→ Set exercise
Give again, word for word, the lines below that run from the line with "Write a LaTeX" through the line with "(unidadalto) at (1293,418);". Drop the pictures.

→ Dataset
-*-*-

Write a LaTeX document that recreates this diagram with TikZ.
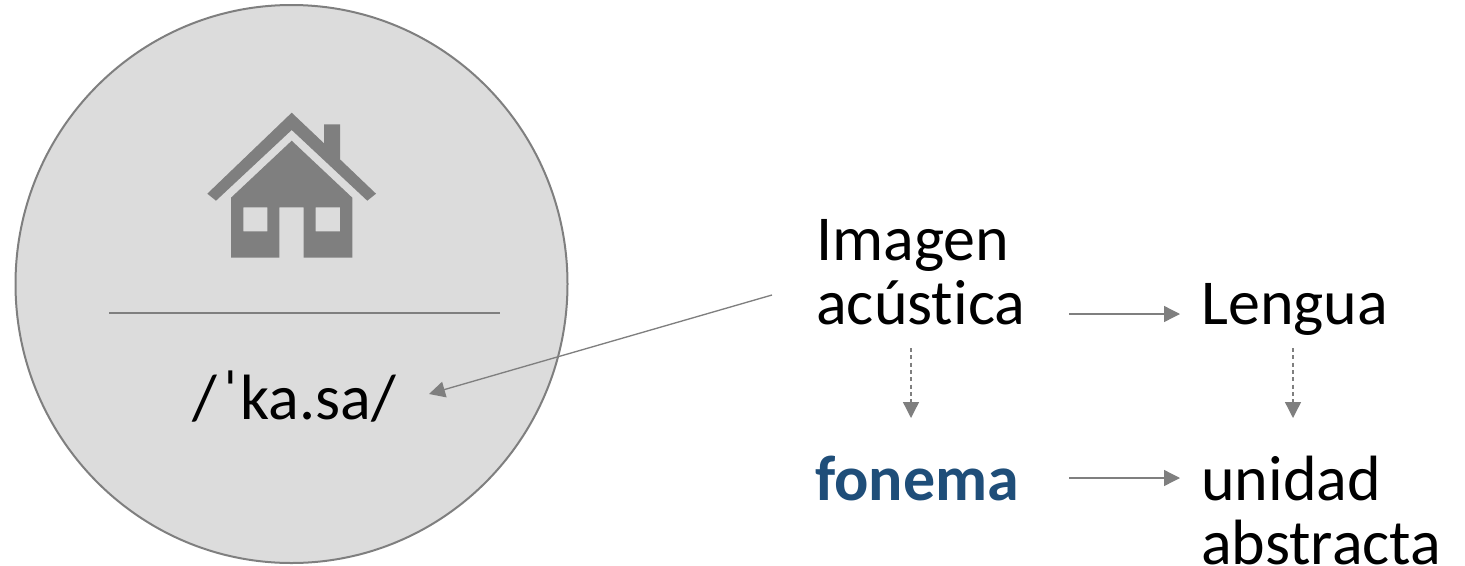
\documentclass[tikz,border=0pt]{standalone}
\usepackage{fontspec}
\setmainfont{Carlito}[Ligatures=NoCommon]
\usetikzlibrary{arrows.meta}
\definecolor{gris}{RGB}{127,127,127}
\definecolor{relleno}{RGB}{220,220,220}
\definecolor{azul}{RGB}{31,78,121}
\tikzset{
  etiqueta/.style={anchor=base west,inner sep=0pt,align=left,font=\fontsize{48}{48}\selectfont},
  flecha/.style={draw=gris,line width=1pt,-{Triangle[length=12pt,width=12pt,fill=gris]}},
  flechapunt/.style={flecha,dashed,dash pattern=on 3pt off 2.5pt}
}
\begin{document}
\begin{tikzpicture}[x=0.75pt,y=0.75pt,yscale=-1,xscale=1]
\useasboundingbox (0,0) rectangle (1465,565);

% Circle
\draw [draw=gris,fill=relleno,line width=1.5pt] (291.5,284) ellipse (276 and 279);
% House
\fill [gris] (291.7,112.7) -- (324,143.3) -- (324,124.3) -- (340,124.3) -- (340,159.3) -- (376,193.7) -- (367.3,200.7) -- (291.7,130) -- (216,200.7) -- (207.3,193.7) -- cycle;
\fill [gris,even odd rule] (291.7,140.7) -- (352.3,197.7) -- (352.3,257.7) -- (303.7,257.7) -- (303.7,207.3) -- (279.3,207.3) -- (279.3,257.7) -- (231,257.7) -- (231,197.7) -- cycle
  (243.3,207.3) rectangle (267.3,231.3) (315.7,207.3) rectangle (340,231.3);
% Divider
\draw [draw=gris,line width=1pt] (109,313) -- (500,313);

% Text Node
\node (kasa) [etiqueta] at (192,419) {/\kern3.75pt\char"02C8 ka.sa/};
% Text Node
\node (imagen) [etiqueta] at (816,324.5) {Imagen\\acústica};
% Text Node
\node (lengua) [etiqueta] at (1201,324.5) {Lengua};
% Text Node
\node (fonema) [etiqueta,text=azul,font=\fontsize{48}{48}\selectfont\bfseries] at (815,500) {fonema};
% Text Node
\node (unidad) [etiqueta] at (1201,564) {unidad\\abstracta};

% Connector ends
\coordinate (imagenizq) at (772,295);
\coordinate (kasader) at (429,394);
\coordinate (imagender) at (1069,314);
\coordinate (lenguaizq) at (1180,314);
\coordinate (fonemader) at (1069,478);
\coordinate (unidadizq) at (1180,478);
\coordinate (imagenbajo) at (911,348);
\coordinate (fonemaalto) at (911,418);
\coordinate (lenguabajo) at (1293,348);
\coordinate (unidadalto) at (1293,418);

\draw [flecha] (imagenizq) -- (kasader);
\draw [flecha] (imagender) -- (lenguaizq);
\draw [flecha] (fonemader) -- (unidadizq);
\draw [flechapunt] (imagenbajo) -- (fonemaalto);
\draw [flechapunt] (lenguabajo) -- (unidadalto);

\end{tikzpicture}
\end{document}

-*-*-

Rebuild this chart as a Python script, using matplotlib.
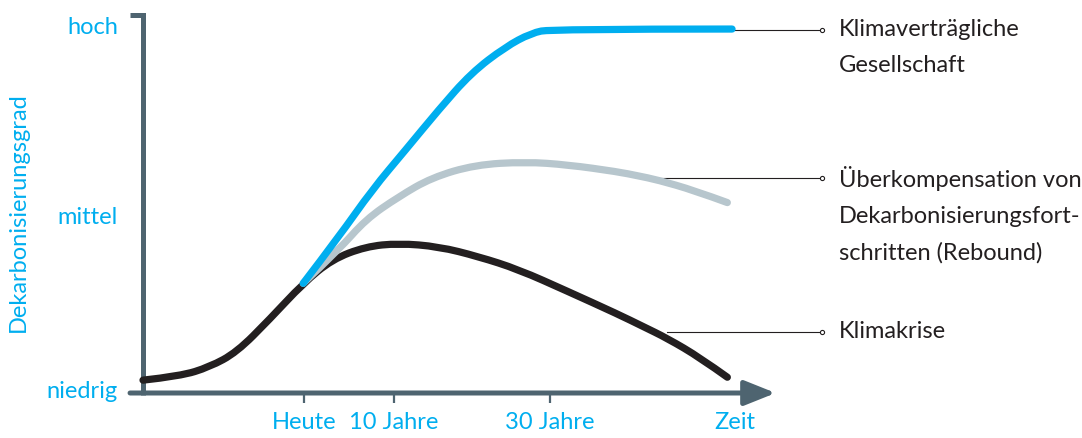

-*-*-

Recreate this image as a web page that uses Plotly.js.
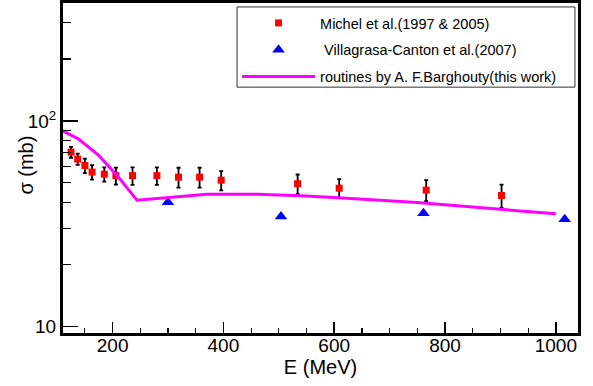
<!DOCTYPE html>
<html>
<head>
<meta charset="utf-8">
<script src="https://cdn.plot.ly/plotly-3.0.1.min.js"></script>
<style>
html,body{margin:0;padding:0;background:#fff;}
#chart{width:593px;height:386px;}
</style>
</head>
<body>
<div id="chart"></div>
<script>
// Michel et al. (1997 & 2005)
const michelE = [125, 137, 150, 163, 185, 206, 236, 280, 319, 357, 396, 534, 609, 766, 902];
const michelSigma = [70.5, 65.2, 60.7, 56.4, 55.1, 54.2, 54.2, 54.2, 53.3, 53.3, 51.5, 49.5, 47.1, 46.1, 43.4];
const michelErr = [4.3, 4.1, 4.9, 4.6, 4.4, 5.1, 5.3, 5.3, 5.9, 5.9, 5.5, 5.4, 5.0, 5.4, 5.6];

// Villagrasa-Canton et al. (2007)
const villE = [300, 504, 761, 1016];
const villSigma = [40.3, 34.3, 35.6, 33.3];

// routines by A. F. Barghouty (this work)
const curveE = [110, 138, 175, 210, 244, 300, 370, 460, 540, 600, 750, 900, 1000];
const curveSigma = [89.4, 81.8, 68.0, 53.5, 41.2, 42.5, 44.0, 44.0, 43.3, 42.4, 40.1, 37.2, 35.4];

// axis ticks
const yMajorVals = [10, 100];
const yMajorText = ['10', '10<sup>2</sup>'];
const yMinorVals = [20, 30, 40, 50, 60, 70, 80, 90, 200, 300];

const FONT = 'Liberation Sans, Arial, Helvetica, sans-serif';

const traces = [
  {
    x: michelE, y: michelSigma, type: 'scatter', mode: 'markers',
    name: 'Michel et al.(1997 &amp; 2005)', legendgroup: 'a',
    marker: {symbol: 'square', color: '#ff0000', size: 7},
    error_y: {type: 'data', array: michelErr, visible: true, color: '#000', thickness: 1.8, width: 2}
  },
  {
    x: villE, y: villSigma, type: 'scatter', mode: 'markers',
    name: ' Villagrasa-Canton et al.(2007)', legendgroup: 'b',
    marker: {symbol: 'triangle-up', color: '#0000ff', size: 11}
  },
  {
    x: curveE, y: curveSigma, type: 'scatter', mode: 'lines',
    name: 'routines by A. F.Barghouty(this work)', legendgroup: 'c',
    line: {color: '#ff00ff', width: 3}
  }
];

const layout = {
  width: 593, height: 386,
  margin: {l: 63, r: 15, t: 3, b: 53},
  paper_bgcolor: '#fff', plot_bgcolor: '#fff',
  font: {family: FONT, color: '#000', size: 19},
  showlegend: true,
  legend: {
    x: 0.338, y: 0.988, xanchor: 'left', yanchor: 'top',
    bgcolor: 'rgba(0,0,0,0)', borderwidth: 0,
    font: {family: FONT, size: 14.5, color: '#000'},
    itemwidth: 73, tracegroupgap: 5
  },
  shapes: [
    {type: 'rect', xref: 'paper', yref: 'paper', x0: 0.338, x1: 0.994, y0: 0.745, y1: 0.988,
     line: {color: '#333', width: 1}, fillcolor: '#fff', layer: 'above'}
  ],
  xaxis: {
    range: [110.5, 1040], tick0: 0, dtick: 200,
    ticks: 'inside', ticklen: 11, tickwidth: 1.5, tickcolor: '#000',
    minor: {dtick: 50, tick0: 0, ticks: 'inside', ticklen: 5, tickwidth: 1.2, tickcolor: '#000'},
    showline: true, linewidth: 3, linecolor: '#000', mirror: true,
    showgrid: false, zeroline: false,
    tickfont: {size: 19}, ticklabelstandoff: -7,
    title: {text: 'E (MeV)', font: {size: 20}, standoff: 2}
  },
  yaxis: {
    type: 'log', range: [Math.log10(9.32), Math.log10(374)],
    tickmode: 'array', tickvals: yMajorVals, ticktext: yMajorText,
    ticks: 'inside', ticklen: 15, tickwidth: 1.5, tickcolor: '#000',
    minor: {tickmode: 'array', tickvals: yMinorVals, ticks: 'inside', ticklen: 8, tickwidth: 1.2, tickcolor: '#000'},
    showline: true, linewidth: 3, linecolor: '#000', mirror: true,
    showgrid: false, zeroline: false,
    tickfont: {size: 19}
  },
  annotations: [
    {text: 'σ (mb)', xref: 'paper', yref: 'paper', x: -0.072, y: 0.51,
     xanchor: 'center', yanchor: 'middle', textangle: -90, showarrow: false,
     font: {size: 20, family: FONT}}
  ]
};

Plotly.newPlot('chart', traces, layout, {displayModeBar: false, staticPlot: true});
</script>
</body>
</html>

-*-*-

→ Response to this exercise
Write a LaTeX document that recreates this diagram with TikZ.
\documentclass[tikz,border=0pt]{standalone}
\usepackage{fontspec}
\setmainfont{Carlito}[Ligatures=NoCommon]
\usetikzlibrary{arrows.meta}
\definecolor{gris}{RGB}{127,127,127}
\definecolor{relleno}{RGB}{220,220,220}
\definecolor{azul}{RGB}{31,78,121}
\tikzset{
  etiqueta/.style={anchor=base west,inner sep=0pt,align=left,font=\fontsize{48}{48}\selectfont},
  flecha/.style={draw=gris,line width=1pt,-{Triangle[length=12pt,width=12pt,fill=gris]}},
  flechapunt/.style={flecha,dashed,dash pattern=on 3pt off 2.5pt}
}
\begin{document}
\begin{tikzpicture}[x=0.75pt,y=0.75pt,yscale=-1,xscale=1]
\useasboundingbox (0,0) rectangle (1465,565);

% Circle
\draw [draw=gris,fill=relleno,line width=1.5pt] (291.5,284) ellipse (276 and 279);
% House
\fill [gris] (291.7,112.7) -- (324,143.3) -- (324,124.3) -- (340,124.3) -- (340,159.3) -- (376,193.7) -- (367.3,200.7) -- (291.7,130) -- (216,200.7) -- (207.3,193.7) -- cycle;
\fill [gris,even odd rule] (291.7,140.7) -- (352.3,197.7) -- (352.3,257.7) -- (303.7,257.7) -- (303.7,207.3) -- (279.3,207.3) -- (279.3,257.7) -- (231,257.7) -- (231,197.7) -- cycle
  (243.3,207.3) rectangle (267.3,231.3) (315.7,207.3) rectangle (340,231.3);
% Divider
\draw [draw=gris,line width=1pt] (109,313) -- (500,313);

% Text Node
\node (kasa) [etiqueta] at (192,419) {/\kern3.75pt\char"02C8 ka.sa/};
% Text Node
\node (imagen) [etiqueta] at (816,324.5) {Imagen\\acústica};
% Text Node
\node (lengua) [etiqueta] at (1201,324.5) {Lengua};
% Text Node
\node (fonema) [etiqueta,text=azul,font=\fontsize{48}{48}\selectfont\bfseries] at (815,500) {fonema};
% Text Node
\node (unidad) [etiqueta] at (1201,564) {unidad\\abstracta};

% Connector ends
\coordinate (imagenizq) at (772,295);
\coordinate (kasader) at (429,394);
\coordinate (imagender) at (1069,314);
\coordinate (lenguaizq) at (1180,314);
\coordinate (fonemader) at (1069,478);
\coordinate (unidadizq) at (1180,478);
\coordinate (imagenbajo) at (911,348);
\coordinate (fonemaalto) at (911,418);
\coordinate (lenguabajo) at (1293,348);
\coordinate (unidadalto) at (1293,418);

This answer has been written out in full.